## [EXERCISE INSTRUCTIONS]
From the entries below, reproduce exactly the line containing "Emit a Python", the line containing "import pandas as pd", and every line in between, with nothing added.

## [INPUT ROWS]

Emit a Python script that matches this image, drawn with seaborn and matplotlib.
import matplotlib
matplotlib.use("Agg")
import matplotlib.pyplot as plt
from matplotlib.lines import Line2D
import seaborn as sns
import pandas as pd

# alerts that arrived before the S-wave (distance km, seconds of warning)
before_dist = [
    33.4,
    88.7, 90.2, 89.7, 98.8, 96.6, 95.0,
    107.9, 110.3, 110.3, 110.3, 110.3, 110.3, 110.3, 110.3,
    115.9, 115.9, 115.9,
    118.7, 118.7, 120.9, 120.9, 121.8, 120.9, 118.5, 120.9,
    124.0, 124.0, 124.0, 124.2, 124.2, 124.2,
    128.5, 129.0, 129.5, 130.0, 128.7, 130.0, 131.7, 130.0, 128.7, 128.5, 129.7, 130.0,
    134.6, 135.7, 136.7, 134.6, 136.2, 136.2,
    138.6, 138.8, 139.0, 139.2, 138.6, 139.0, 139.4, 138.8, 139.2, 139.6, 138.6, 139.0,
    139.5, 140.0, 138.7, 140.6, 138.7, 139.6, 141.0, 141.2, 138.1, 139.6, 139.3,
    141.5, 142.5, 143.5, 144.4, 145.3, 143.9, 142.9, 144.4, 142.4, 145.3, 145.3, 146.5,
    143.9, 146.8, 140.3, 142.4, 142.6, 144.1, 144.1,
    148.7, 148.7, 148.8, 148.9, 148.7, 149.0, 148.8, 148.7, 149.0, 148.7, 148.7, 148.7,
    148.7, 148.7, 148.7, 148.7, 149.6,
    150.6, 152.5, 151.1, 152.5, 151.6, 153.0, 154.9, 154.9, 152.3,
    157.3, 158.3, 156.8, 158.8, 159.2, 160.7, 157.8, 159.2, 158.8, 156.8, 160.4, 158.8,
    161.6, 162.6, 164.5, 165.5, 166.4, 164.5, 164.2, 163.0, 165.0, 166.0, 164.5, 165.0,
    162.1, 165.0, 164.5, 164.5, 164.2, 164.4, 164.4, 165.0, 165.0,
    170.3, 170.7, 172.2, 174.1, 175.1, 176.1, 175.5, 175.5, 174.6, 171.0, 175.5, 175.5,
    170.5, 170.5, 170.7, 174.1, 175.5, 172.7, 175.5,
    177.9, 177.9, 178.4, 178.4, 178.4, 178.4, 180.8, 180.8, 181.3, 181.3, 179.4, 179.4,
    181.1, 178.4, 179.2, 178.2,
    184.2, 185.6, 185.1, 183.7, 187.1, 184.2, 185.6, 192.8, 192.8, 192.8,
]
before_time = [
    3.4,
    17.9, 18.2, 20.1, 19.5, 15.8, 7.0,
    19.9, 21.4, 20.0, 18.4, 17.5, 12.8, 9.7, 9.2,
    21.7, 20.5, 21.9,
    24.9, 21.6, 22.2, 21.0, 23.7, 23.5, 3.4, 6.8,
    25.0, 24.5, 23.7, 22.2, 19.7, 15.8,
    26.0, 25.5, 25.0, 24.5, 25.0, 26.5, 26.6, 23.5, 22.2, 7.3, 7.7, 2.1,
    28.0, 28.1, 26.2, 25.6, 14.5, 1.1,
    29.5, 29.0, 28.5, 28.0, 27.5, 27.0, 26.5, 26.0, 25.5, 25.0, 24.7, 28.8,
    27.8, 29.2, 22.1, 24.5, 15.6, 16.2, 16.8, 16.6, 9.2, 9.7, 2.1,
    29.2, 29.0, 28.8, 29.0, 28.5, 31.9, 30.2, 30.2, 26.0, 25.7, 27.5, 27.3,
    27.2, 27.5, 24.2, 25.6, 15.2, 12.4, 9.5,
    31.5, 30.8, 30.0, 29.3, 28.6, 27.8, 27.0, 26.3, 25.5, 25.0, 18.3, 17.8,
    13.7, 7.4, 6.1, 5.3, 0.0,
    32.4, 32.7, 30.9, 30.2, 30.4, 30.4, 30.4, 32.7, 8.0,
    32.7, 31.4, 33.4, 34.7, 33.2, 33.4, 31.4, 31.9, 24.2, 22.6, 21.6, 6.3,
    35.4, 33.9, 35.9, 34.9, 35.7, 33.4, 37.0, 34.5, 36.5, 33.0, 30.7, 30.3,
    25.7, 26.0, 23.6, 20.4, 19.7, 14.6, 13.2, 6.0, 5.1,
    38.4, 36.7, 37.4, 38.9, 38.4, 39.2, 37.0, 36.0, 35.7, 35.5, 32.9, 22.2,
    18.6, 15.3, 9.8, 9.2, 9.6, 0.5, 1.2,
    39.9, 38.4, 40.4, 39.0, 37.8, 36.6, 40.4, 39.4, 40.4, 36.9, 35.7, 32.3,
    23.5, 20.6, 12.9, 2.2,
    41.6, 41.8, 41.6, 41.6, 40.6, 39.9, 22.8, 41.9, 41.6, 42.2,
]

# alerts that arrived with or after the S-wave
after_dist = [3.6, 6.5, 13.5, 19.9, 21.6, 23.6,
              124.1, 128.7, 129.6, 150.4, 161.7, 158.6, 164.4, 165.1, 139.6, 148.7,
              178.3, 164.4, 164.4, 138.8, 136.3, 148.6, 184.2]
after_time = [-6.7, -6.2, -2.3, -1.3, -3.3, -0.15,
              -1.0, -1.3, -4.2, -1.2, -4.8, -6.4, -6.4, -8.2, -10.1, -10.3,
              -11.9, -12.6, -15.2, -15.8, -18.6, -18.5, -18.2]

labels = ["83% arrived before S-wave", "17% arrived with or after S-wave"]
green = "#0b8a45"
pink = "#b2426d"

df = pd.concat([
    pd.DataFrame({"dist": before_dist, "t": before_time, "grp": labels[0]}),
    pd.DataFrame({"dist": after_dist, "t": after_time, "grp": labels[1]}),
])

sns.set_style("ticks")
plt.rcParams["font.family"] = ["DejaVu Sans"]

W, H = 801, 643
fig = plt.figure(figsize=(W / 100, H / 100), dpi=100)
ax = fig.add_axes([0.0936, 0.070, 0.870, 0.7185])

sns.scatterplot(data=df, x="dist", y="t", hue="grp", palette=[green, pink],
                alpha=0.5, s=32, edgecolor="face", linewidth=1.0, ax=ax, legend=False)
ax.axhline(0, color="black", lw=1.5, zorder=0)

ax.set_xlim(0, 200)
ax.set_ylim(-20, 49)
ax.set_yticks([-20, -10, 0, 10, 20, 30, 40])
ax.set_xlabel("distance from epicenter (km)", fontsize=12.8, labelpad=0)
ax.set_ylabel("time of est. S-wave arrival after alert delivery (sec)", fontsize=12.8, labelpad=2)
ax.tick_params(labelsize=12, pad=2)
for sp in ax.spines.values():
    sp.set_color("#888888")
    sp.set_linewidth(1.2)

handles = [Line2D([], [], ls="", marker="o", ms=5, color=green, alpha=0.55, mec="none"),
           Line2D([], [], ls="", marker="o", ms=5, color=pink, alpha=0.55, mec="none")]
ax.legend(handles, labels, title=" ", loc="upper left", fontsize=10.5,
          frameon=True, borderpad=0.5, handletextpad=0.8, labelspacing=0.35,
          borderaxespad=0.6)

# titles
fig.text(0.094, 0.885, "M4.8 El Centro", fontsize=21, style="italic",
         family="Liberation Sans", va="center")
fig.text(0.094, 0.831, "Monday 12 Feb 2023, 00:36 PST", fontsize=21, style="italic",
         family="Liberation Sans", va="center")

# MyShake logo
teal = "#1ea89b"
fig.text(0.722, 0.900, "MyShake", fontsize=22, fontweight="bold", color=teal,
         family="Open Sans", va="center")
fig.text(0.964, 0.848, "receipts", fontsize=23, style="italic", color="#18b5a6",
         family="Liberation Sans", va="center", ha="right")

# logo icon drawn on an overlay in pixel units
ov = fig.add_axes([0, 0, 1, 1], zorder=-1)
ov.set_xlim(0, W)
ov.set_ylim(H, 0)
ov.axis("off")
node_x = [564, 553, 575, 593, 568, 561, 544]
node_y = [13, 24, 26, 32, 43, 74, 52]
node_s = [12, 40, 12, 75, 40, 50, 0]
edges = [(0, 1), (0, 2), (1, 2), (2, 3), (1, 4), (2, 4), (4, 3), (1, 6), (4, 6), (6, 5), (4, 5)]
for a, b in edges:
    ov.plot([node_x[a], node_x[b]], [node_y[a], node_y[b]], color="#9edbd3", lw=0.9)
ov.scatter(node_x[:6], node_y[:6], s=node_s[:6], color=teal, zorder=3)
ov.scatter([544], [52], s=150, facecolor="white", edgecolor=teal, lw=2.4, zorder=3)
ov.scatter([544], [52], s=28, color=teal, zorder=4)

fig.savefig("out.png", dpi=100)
--
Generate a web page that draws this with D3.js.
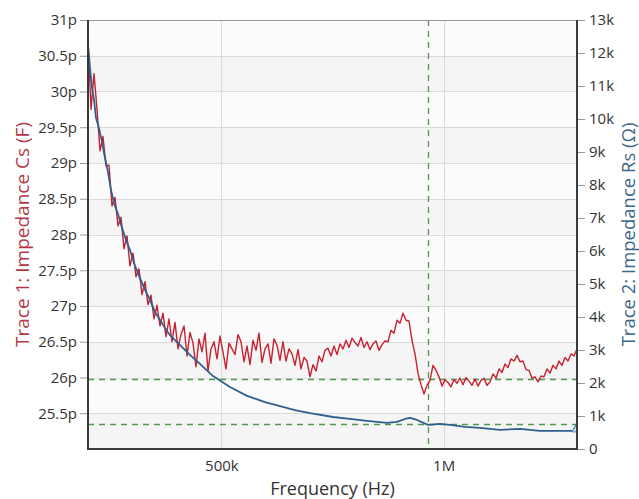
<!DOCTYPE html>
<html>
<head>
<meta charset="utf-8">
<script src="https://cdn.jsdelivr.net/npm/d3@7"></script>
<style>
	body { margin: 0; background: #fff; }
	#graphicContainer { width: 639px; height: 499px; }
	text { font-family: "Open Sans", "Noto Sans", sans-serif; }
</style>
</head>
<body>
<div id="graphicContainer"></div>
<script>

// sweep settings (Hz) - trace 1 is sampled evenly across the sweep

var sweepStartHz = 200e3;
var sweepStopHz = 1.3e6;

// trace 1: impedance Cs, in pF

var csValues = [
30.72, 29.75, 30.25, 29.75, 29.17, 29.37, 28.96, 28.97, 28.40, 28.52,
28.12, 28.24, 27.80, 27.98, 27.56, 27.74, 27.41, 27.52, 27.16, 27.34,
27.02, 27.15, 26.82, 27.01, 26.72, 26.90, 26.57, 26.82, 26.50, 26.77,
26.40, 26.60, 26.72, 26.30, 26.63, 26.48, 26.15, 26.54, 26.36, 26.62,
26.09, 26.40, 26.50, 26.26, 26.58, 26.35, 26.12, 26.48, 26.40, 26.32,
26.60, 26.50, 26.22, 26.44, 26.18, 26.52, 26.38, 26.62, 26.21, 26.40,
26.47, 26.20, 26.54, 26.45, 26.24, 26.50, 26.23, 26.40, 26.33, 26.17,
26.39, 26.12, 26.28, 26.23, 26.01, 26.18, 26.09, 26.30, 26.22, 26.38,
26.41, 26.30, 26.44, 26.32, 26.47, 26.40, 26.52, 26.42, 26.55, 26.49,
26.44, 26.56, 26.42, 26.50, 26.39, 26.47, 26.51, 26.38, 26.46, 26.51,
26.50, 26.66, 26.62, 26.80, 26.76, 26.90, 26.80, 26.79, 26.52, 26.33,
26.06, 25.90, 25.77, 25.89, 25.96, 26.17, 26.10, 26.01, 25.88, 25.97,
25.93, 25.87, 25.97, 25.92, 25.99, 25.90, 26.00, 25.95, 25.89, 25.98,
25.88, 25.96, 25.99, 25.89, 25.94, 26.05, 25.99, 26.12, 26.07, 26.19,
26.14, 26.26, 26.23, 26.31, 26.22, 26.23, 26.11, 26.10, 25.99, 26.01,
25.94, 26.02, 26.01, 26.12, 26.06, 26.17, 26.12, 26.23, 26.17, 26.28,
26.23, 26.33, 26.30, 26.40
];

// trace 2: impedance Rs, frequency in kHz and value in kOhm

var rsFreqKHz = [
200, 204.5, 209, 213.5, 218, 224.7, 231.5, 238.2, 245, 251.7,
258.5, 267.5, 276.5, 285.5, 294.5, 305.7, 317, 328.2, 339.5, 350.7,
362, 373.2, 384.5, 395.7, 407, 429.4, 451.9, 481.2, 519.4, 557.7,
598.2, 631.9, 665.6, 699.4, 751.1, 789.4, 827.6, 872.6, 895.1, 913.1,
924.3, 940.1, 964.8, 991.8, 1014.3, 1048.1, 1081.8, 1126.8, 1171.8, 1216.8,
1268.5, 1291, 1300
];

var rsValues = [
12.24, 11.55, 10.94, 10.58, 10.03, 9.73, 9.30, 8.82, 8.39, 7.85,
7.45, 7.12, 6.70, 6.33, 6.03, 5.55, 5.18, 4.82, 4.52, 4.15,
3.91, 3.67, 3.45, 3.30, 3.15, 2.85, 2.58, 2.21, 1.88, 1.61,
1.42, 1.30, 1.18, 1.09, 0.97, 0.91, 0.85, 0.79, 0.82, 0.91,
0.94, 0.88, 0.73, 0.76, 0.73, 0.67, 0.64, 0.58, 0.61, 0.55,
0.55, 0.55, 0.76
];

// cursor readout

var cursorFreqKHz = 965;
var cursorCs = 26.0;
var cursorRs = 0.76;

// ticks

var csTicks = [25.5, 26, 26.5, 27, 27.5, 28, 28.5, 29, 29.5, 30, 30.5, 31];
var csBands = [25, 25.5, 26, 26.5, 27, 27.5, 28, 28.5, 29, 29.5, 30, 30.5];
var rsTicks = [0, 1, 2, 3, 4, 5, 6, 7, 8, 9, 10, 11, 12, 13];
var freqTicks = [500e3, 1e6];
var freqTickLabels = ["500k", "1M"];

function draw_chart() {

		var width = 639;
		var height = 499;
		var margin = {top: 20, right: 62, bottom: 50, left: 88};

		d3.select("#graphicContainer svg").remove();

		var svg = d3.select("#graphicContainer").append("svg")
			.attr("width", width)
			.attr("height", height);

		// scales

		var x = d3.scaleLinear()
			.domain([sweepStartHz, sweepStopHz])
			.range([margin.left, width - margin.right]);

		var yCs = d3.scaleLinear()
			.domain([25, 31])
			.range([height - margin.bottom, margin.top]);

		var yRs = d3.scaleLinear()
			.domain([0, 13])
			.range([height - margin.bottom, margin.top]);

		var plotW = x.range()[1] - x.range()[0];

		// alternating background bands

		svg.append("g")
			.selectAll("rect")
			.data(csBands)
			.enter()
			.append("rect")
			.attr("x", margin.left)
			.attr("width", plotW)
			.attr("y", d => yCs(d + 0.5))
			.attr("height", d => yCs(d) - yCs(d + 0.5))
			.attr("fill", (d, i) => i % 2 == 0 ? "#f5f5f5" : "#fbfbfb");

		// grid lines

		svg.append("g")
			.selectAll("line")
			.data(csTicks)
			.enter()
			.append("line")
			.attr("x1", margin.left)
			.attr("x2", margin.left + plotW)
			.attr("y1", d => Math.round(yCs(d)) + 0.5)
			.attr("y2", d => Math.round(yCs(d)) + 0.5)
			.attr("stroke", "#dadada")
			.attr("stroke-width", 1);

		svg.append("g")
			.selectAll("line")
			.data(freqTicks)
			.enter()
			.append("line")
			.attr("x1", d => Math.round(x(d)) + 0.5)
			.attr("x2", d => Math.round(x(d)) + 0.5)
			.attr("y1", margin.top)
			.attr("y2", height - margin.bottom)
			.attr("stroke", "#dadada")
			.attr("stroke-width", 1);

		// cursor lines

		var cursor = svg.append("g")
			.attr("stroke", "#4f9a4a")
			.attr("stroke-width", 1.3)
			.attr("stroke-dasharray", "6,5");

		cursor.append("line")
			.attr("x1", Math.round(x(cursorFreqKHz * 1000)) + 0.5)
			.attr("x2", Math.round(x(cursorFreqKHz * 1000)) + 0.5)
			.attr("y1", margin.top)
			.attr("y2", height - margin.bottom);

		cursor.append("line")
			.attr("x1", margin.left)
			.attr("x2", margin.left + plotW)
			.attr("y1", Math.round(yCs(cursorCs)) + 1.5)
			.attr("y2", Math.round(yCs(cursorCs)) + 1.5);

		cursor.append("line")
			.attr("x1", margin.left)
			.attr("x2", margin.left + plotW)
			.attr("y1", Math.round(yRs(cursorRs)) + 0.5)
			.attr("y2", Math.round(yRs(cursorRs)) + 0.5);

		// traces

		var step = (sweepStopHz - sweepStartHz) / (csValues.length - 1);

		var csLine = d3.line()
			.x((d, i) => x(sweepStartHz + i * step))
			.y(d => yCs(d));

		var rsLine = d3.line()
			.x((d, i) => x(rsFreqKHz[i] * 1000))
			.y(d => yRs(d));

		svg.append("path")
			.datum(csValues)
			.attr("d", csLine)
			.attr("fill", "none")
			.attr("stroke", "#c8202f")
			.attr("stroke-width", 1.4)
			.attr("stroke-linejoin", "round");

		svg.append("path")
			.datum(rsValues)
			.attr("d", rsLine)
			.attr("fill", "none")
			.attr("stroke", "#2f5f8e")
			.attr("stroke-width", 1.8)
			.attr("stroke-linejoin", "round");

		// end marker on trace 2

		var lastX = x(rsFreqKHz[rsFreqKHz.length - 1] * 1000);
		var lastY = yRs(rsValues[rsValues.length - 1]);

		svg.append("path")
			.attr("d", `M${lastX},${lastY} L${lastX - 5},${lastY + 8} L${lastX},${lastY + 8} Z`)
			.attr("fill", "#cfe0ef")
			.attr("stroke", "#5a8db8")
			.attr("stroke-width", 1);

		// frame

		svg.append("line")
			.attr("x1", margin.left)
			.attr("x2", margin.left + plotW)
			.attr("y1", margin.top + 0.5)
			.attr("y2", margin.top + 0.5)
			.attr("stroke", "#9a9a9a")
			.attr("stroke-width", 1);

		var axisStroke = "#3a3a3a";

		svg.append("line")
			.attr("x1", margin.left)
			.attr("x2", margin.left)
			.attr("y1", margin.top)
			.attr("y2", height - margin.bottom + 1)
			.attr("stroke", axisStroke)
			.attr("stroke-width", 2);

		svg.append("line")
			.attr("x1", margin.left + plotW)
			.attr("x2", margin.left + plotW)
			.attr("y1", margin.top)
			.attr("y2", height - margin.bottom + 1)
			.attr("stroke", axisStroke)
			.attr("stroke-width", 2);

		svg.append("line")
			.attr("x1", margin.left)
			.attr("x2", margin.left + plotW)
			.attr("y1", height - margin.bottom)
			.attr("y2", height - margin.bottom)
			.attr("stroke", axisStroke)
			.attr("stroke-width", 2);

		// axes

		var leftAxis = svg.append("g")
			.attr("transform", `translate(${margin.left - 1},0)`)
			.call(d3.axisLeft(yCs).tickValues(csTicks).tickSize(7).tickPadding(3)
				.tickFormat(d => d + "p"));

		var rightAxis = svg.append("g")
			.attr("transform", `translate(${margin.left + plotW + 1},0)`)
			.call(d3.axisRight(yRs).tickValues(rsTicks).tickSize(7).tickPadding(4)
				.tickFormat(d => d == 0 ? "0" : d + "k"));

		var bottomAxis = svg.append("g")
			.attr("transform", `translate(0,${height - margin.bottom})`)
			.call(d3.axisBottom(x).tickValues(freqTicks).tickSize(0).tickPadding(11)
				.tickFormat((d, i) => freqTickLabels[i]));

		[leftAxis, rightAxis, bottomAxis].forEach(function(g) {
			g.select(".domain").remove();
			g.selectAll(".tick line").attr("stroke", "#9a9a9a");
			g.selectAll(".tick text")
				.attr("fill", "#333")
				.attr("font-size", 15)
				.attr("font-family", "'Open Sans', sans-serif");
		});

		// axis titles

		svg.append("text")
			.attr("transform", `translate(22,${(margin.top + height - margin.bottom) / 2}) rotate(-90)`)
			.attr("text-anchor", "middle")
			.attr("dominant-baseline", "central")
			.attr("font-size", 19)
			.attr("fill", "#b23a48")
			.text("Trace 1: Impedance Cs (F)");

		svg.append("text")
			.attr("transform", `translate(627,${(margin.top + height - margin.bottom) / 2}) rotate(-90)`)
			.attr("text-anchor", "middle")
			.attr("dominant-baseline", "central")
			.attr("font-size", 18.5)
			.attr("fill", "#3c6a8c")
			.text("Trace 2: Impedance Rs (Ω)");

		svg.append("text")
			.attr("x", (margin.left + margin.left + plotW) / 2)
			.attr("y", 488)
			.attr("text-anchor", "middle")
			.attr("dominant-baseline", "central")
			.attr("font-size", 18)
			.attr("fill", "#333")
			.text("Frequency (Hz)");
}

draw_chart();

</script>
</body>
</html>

## [IN RESPONSE]
Emit a Python script that matches this image, drawn with seaborn and matplotlib.
import matplotlib
matplotlib.use("Agg")
import matplotlib.pyplot as plt
from matplotlib.lines import Line2D
import seaborn as sns
import pandas as pd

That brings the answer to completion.